[meteorite-list] Meteorite Yields Carbon Crystals Harder Than Diamond
Steve Dunklee
steve.dunklee at yahoo.com
Thu Feb 4 02:34:44 EST 2010
I may be wrong but seems to me the pressures of entering the atmosphere did not create the diamonds unless they were in the crust. A supernova on the other hand is a more likely source of them.
cheers
Steve
--- On Thu, 2/4/10, STARSANDSCOPES at aol.com <STARSANDSCOPES at aol.com> wrote:
> From: STARSANDSCOPES at aol.com <STARSANDSCOPES at aol.com>
> Subject: Re: [meteorite-list] Meteorite Yields Carbon Crystals Harder Than Diamond
> To: meteorite-list at meteoritecentral.com
> Date: Thursday, February 4, 2010, 2:24 AM
>
> Hi list, This is off topic (sort of) to
> this very interesting post but
> it
> does mention graphite and
> diamonds.
>
> I have shared this observation before and every time
> I have mentioned it
> I
> have been taken wrong! Has any else noticed how
> the graphite inclusions
> in the fossil EL3, NWA 2828, 2965, Al Haggounia 001
> etc. fool an
> electronic
> diamond tester?
>
> Now this is the part I have been taken wrong on, I'm
> not saying I have
> found testable size diamonds but rather the graphite will
> set off an
> electronic diamond tester! Those testers operate on
> thermal
> conductivity.
>
> I can take my optical scopes to 2000X but that is
> no help in this stuff.
>
> I have tried similar inclusions in other
> meteorites and nothing. Is the
> inclusion made of nano diamonds or just a
> material that is as thermally
> conductive as diamonds? Which ever,
> it is interesting!
>
> Tom Phillips
>
> In a message dated 2/3/2010 6:23:57 P.M. Mountain Standard
> Time, baalke
> @zagami.jpl.nasa.gov writes:
>
> http://www.physorg.com/news184402061.html
>
>
> Meteorite yields carbon crystals harder than diamond
> by Lin Edwards
> physorg.com
> February 3, 2010
>
> (PhysOrg.com) -- Two new types of ultra-hard carbon
> crystals have been
> found by researchers investigating the ureilite class
> Haverö meteorite
> that crashed to Earth in Finland in 1971. Ureilite
> meteorites are
> carbon-rich and known to contain graphite and
> diamonds.
>
> The super-hard diamonds were created when graphite in
> the meteorite
> experienced the intense heat and pressure of entering
> the Earth's
> atmosphere and crashing into the ground.

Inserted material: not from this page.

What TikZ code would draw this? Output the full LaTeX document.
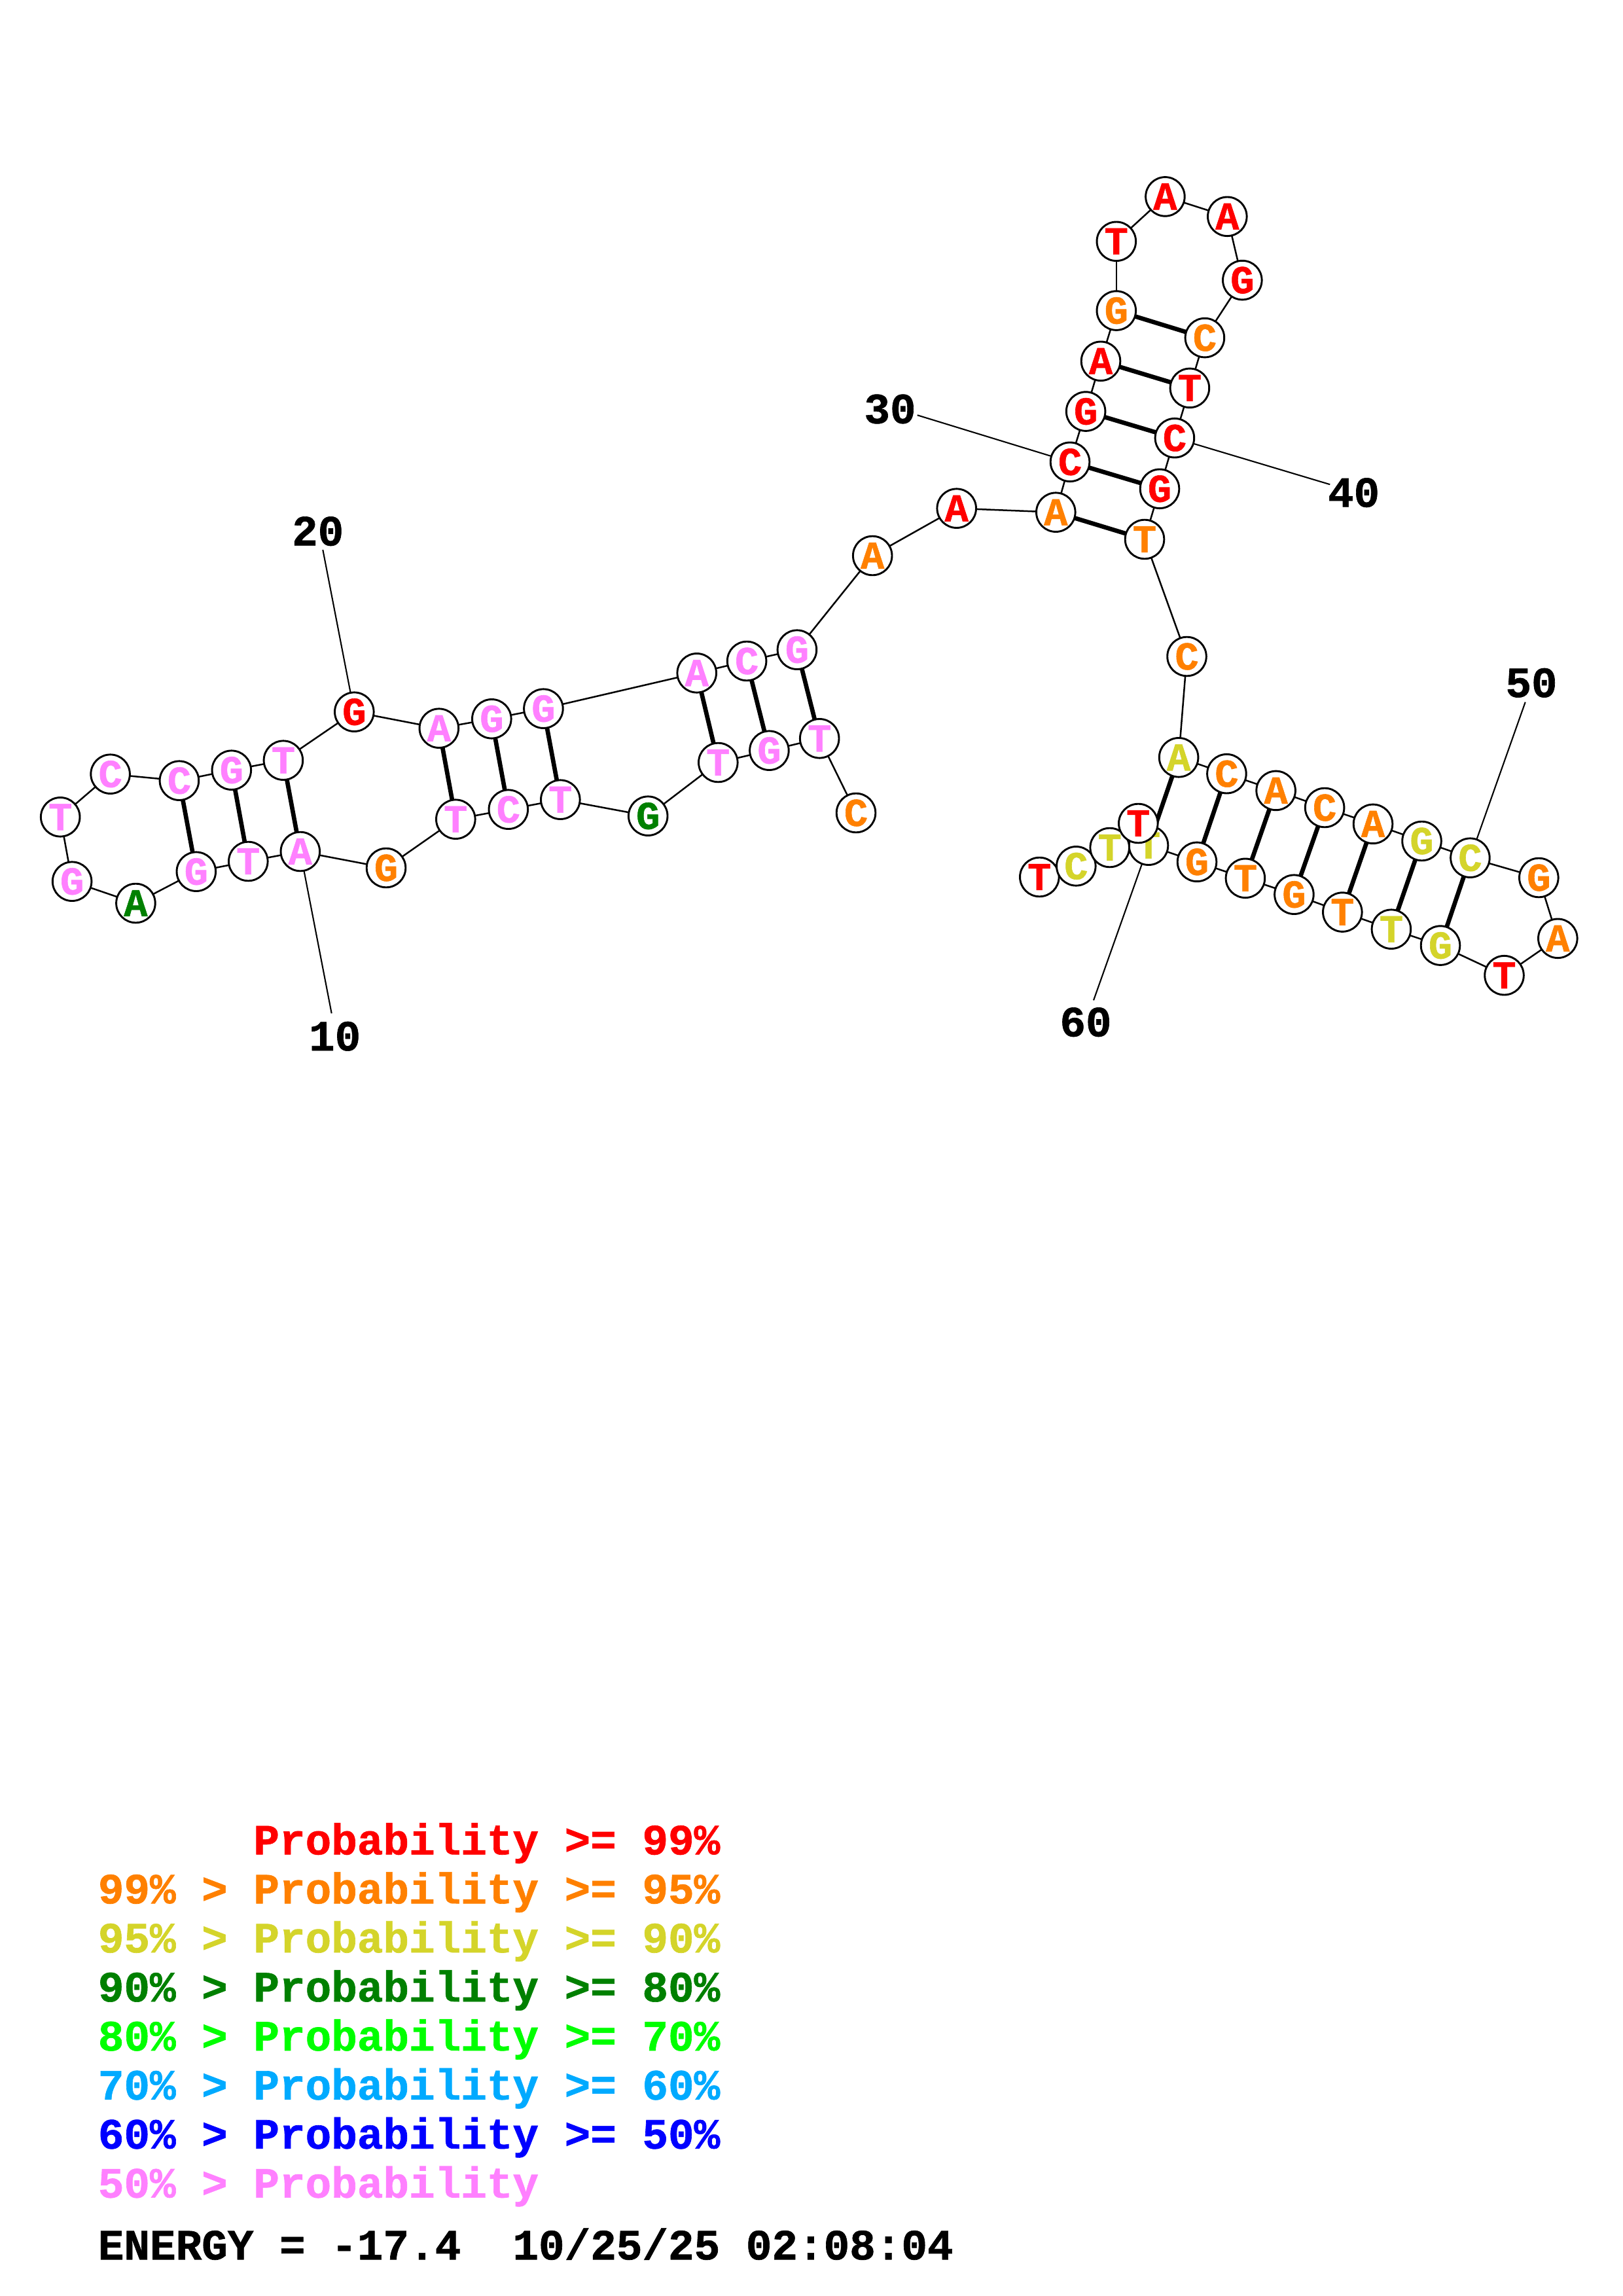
\documentclass[tikz,border=0pt]{standalone}
\usepackage{fontspec}
\newfontfamily\basefont{Liberation Mono}[BoldFeatures={FakeBold=1}]
\usetikzlibrary{backgrounds}
\definecolor{pr99}{RGB}{255,0,0}
\definecolor{pr95}{RGB}{255,128,0}
\definecolor{pr90}{RGB}{212,212,42}
\definecolor{pr80}{RGB}{0,128,0}
\definecolor{pr70}{RGB}{0,255,0}
\definecolor{pr60}{RGB}{0,170,255}
\definecolor{pr50}{RGB}{0,0,255}
\definecolor{prlow}{RGB}{255,128,255}
\begin{document}
\begin{tikzpicture}[x=0.24pt,y=-0.24pt,
  base/.style={circle,draw=black,fill=white,line width=0.7pt,minimum size=14.3pt,inner sep=0pt,
    font=\basefont\bfseries\fontsize{14.5pt}{14.5pt}\selectfont},
  backbone/.style={line width=0.6pt},
  pairline/.style={line width=1.6pt},
  numline/.style={line width=0.5pt},
  numlabel/.style={inner sep=0pt,font=\basefont\bfseries\fontsize{15.8pt}{15.8pt}\selectfont},
  legend/.style={anchor=base west,inner sep=0pt,font=\basefont\bfseries\fontsize{15.84pt}{15.84pt}\selectfont}
]
\useasboundingbox (0,0) rectangle (2479,3508);
% nucleotides
\foreach \n/\x/\y/\l/\c in {
 1/1308/1242/C/pr95, 2/1252.2/1128.3/T/prlow, 3/1175.4/1146.7/G/prlow, 4/1097.3/1165/T/prlow,
 5/990.2/1246.7/G/pr80, 6/856.3/1221.7/T/prlow, 7/776.8/1236.7/C/prlow, 8/696.3/1251.7/T/prlow,
 9/590/1326/G/pr95, 10/458.8/1301/A/prlow, 11/379.3/1316/T/prlow, 12/299.8/1331.7/G/prlow,
 13/207.4/1380/A/pr80, 14/110.1/1346.7/G/prlow, 15/92.2/1248.3/T/prlow, 16/168.6/1182.7/C/prlow,
 17/273.9/1192.7/C/prlow, 18/353.8/1176.7/G/prlow, 19/432.9/1161.7/T/prlow, 20/541.3/1087.7/G/pr99,
 21/670.8/1112.7/A/prlow, 22/751.3/1098.3/G/prlow, 23/830.4/1082.7/G/prlow, 24/1064.7/1028.3/A/prlow,
 25/1141.1/1010/C/prlow, 26/1217.9/992.7/G/prlow, 27/1333.2/849/A/pr95, 28/1461.7/776.7/A/pr99,
 29/1613.3/782.7/A/pr95, 30/1635/705.8/C/pr99, 31/1659.1/628.6/G/pr99, 32/1682/551.8/A/pr99,
 33/1705.8/474.6/G/pr95, 34/1705.8/368.8/T/pr99, 35/1780.4/300.4/A/pr99, 36/1875.3/330.8/A/pr99,
 37/1898.3/428.1/G/pr99, 38/1840.9/516.1/C/pr95, 39/1817.9/592.9/T/pr99, 40/1794.9/669.2/C/pr99,
 41/1772/746.8/G/pr99, 42/1749/824/T/pr95, 43/1813.5/1003/C/pr95, 44/1801.1/1157.3/A/pr90,
 45/1874.4/1182.2/C/pr95, 46/1949.6/1207.9/A/pr95, 47/2024.1/1234/C/pr95, 48/2098/1258.9/A/pr95,
 49/2172.5/1285/G/pr90, 50/2246.4/1310.7/C/pr90, 51/2351.3/1341/G/pr95, 52/2380.3/1433.8/A/pr95,
 53/2298.5/1490.2/T/pr99, 54/2201/1444.6/G/pr90, 55/2125.9/1419.7/T/pr90, 56/2051.3/1393.6/T/pr95,
 57/1977.4/1366.7/G/pr95, 58/1902.9/1341.8/T/pr95, 59/1829/1316.9/G/pr95, 60/1755/1291.7/T/pr90,
 64/1588.3/1340/T/pr99, 63/1644.3/1323.3/C/pr90, 62/1695.7/1295/T/pr90, 61/1739.3/1258/T/pr99}
 {\node[base,text=\c] (b\n) at (\x,\y) {\l};}
% label anchor points
\coordinate (l10) at (506.7,1548.3);
\coordinate (l20) at (493.3,840);
\coordinate (l30) at (1401.7,634.3);
\coordinate (l40) at (2032.2,740.2);
\coordinate (l50) at (2330.7,1072.7);
\coordinate (l60) at (1671,1528.3);
\begin{pgfonlayer}{background}
 \foreach \i [evaluate=\i as \j using int(\i+1)] in {1,...,63}
   {\draw[backbone] (b\i.center) -- (b\j.center);}
 \foreach \a/\b in {2/26,3/25,4/24,6/23,7/22,8/21,10/19,11/18,12/17,
   29/42,30/41,31/40,32/39,33/38,44/60,45/59,46/58,47/57,48/56,49/55,50/54}
   {\draw[pairline] (b\a.center) -- (b\b.center);}
 \foreach \n in {10,20,30,40,50,60}
   {\draw[numline] (b\n.center) -- (l\n);}
\end{pgfonlayer}
% number labels
\node[numlabel] (t10) at (511.7,1583.3) {10};
\node[numlabel] (t20) at (485.7,811.7) {20};
\node[numlabel] (t30) at (1360,625) {30};
\node[numlabel] (t40) at (2068.6,752.7) {40};
\node[numlabel] (t50) at (2340,1043.3) {50};
\node[numlabel] (t60) at (1659,1561.7) {60};
% legend
\node[legend,text=pr99] (g1) at (386.6,2833.3) {Probability >= 99\%};
\node[legend,text=pr95] (g2) at (149,2908.2) {99\% > Probability >= 95\%};
\node[legend,text=pr90] (g3) at (149,2983.1) {95\% > Probability >= 90\%};
\node[legend,text=pr80] (g4) at (149,3058) {90\% > Probability >= 80\%};
\node[legend,text=pr70] (g5) at (149,3132.9) {80\% > Probability >= 70\%};
\node[legend,text=pr60] (g6) at (149,3207.8) {70\% > Probability >= 60\%};
\node[legend,text=pr50] (g7) at (149,3282.7) {60\% > Probability >= 50\%};
\node[legend,text=prlow] (g8) at (149,3357.6) {50\% > Probability};
\node[legend,text=black] (g9) at (149,3452.2) {ENERGY = -17.4\ \ 10/25/25 02:08:04};
\end{tikzpicture}
\end{document}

The graphite
> layers would
> have been heated and shocked enough to create bonds between
> them, in
> much the same way as humans manufacture
> diamonds.
>
> The new carbon crystals were too small to test for
> precise hardness but
> they are known to be harder than normal diamonds
> because the researchers
> found them by using a diamond paste to polish a slice
> of the meteorite.
> The crystals were raised more than 10 µm above the
> polished surface,
> which meant they were harder than the diamonds in the
> polishing paste.
> The researchers had seen carbon crystals that
> resisted the diamond
> polishing in one direction before, but the new
> crystals were unaffected
> when polished in every direction.
>
> The scientists then used an array of mineralogical
> instruments,
> including microscopy, spectroscopy and
> energy-dispersive X-rays among
> others, to study the structure of the crystals. This
> allowed them to
> identify them as representing two new carbon
> polymorphs or diamond
> polytypes.
>
> One is an ultra-hard rhombohedral carbon polymorph
> similar to diamond,
> while the other is a 21R diamond polytype ultra-hard
> diamond. The
> existence of ultra-hard diamonds had been predicted
> decades ago, but
> they have never before been found in nature. The
> novel form consists of
> fused graphite sheets similar to artificial diamond.
>
> Professor Tristan Ferroir, leader of the research
> team from the
> Université de Lyon in France, said the discovery was
> accidental, but
> they had thought an examination of the meteorite would
> "lead to new
> findings on the carbon system."
>
> Professor Ferroir said there is currently no way to
> compare the
> structure of the new crystals to boron nitride and
> lonsdaleite, the
> artificially manufactured ultra-hard diamonds, but
> the findings help
> scientists gain a better understanding of carbon
> polymorphs and give
> them new materials to investigate and perhaps
> synthesize. They also
> show the carbon system is more complex than
> previously thought.
>
> The findings on the new diamond were published in the
> Earth and
> Planetary Science Letters journal on February 15.